Francis ran his own servicing company, Glenn Defense Marine Asia, and was indicted on charges that he defrauded the government of at least $35 million via overbilling and other fraud, over nearly a decade.
Federal prosecutors also charged eight current and former officers and sailors with accepting bribes of cash, gifts, prostitutes and hotel junkets. In exchange, they helped Francis get lucrative contracts, steered ships to ports Francis controlled in Asia and kept him apprised of internal Navy investigations into his billings.
The investigation, the worst scandal to hit the Navy in years, is continuing and more officials are expected to be charged in federal court in San Diego. As many as 100 other Navy officers who won't be criminally charged are still facing possible discipline with the Navy itself.
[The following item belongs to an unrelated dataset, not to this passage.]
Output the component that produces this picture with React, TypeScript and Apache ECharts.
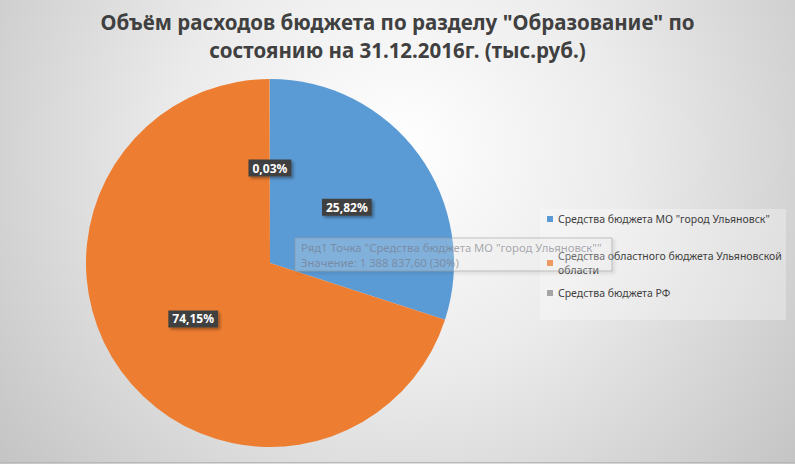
import React, { useEffect, useRef } from 'react';
import * as echarts from 'echarts';

const categories = [
  'Средства бюджета МО "город Ульяновск"',
  'Средства областного бюджета Ульяновской области',
  'Средства бюджета РФ',
];
const legendLabels = [
  'Средства бюджета МО "город Ульяновск"',
  'Средства областного бюджета Ульяновской\nобласти',
  'Средства бюджета РФ',
];
// slice sizes as drawn in the picture (tooltip: 1 388 837,60 = 30%)
const values = [1388837.6, 3239800, 1400];
// data label texts as printed on the chart
const sliceLabels = ['25,82%', '74,15%', '0,03%'];
const colors = ['#5b9bd5', '#ed7d31', '#a5a5a5'];
const titleText = 'Объём расходов бюджета по разделу "Образование" по\nсостоянию на 31.12.2016г. (тыс.руб.)';
const tooltipLines = [
  'Ряд1 Точка "Средства бюджета МО "город Ульяновск""',
  'Значение: 1 388 837,60 (30%)',
];

const FONT = '"Noto Sans", "Open Sans", sans-serif';

export default function App() {
  const ref = useRef<HTMLDivElement>(null);
  useEffect(() => {
    if (!ref.current) return;
    const chart = echarts.init(ref.current, null, { renderer: 'svg' });
    const legendTops = [207, 244, 281];
    const option: any = {
      animation: false,
      title: {
        text: titleText,
        left: 'center',
        top: 3,
        textStyle: {
          fontFamily: FONT,
          fontSize: 20.5,
          fontWeight: 'bold',
          color: '#404040',
          lineHeight: 28,
        },
      },
      legend: categories.map((c, i) => ({
        data: [c],
        orient: 'vertical',
        left: 542,
        top: legendTops[i],
        icon: 'rect',
        itemWidth: 6,
        itemHeight: 6,
        selectedMode: false,
        formatter: () => legendLabels[i],
        textStyle: {
          fontFamily: FONT,
          fontSize: 10.5,
          color: '#404040',
          lineHeight: 14,
        },
      })),
      graphic: [
        {
          type: 'rect',
          z: -10,
          silent: true,
          shape: { x: 0, y: 0, width: 795, height: 464 },
          style: {
            fill: {
              type: 'radial',
              x: 400,
              y: 150,
              r: 500,
              global: true,
              colorStops: [
                { offset: 0, color: '#ffffff' },
                { offset: 0.45, color: '#ebebeb' },
                { offset: 1, color: '#c5c5c5' },
              ],
            },
          },
        },
        {
          type: 'line',
          z: -9,
          silent: true,
          shape: { x1: 0, y1: 462.5, x2: 795, y2: 462.5 },
          style: { stroke: '#b8b8b8', lineWidth: 1 },
        },
        {
          type: 'rect',
          z: 1,
          silent: true,
          shape: { x: 540, y: 209, width: 246, height: 111 },
          style: { fill: 'rgba(255,255,255,0.3)' },
        },
        {
          type: 'rect',
          z: 50,
          silent: true,
          shape: { x: 295, y: 238, width: 317, height: 33 },
          style: {
            fill: 'rgba(255,255,255,0.22)',
            stroke: 'rgba(150,150,150,0.55)',
            lineWidth: 1,
            shadowBlur: 3,
            shadowOffsetX: 2,
            shadowOffsetY: 2,
            shadowColor: 'rgba(0,0,0,0.25)',
          },
        },
        {
          type: 'text',
          z: 51,
          silent: true,
          x: 301,
          y: 240,
          style: {
            text: tooltipLines.join('\n'),
            fontFamily: FONT,
            fontSize: 11.3,
            lineHeight: 15,
            fill: 'rgba(115,115,125,0.6)',
          },
        },
      ],
      series: [
        {
          type: 'pie',
          center: [270, 263],
          radius: 184,
          startAngle: 90,
          clockwise: true,
          color: colors,
          avoidLabelOverlap: false,
          label: {
            show: true,
            position: 'inside',
            formatter: (p: any) => sliceLabels[p.dataIndex],
            fontFamily: FONT,
            fontSize: 12,
            fontWeight: 'bold',
            color: '#ffffff',
            backgroundColor: '#404040',
            padding: [3, 4, 2, 4],
            shadowColor: 'rgba(0,0,0,0.35)',
            shadowBlur: 3,
            shadowOffsetX: 2,
            shadowOffsetY: 2,
          },
          labelLine: { show: false },
          emphasis: { disabled: true },
          data: categories.map((c, i) => ({ name: c, value: values[i] })),
        },
      ],
    };
    chart.setOption(option);
    return () => chart.dispose();
  }, []);
  return (
    <div
      ref={ref}
      style={{ position: 'absolute', left: 0, top: 0, width: 795, height: 464 }}
    />
  );
}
The Francis scandal is focused on the services' Seventh Fleet, which sails across a huge swath of the Pacific in Asia. The audit examined how contracts were administered from October 2012 to March 2014 in the Fifth Fleet, operating in the Indian Ocean, Arabian Gulf and Red Sea, and Sixth Fleet, which operates across ports in Europe and Africa.
The findings included:
* There were no internal controls in place to prevent another contractor, Inchcape Shipping Services, from improperly charging a markup on some items. The amount of the markups was redacted from the report, but it appears to have gone undetected for at least three years. In February, the Department of Justice joined a whistleblower lawsuit against the company, alleging it overcharged the government for millions of dollars in port services.
* Two contracts were poorly written, allowing ship supply officers an unlimited amount of authority to order supplies and services. A review of a dozen port visit files showed the supply officers ordered $439,000 worth of items that weren't authorized under the contract.
* Some ship supply officers -- a key cog in the port servicing process -- didn't understand their roles and weren't trained in the often complicated rules for government contracting.
* Access to ship schedules -- designated as classified information -- was not limited only to those with a "need to know." Instead, personnel with accounts for a computer system called the Secret Internet Protocol Network could easily access the schedules, auditors said, calling it a "significant security weakness."
Navy officials agreed with all the recommendations to fix problems, with one exception -- the call by auditors to tighten security access to ship schedules. Navy officials said that there were sufficient security controls in place, and to further tighten them would limit the ability of different commands and staffs around the world to coordinate tasks and share information about port visits.
Sharing ship schedules, which are classified information, was an issue in several of the charges levied against Navy officers and sailors in the "Fat Leonard" case. Capt. Daniel Dusek, who was sentenced to 46 months in prison for conspiracy to commit bribery, was charged with feeding Francis ship schedules dozens of times.
Craig Hooper, a defense analyst who has followed the "Fat Leonard" scandal, said the audit identified a longstanding problem as the Navy has turned more toward contractors, and not provided enough scrutiny over them.
"We've had this process where we've pulled away contracting support, and said to the Navy, go out there and be forward deployed, be present in these areas," he said. "But the support for doing that hasn't been forward deployed to the same extent."
He said the Navy has to be more aware of who it is dealing with.
"Getting money out of naval vessels is a science port operators have practiced for centuries," Hooper said. "Everybody has their hand out. You have to recognize what you're getting into is a very rapacious culture."
This was not the first audit to call attention to problems with ship servicing work. The audit noted that three previous audits in 2010 and 2013, before the Francis case broke, identified poor checks and balances and bad internal controls over such contracts.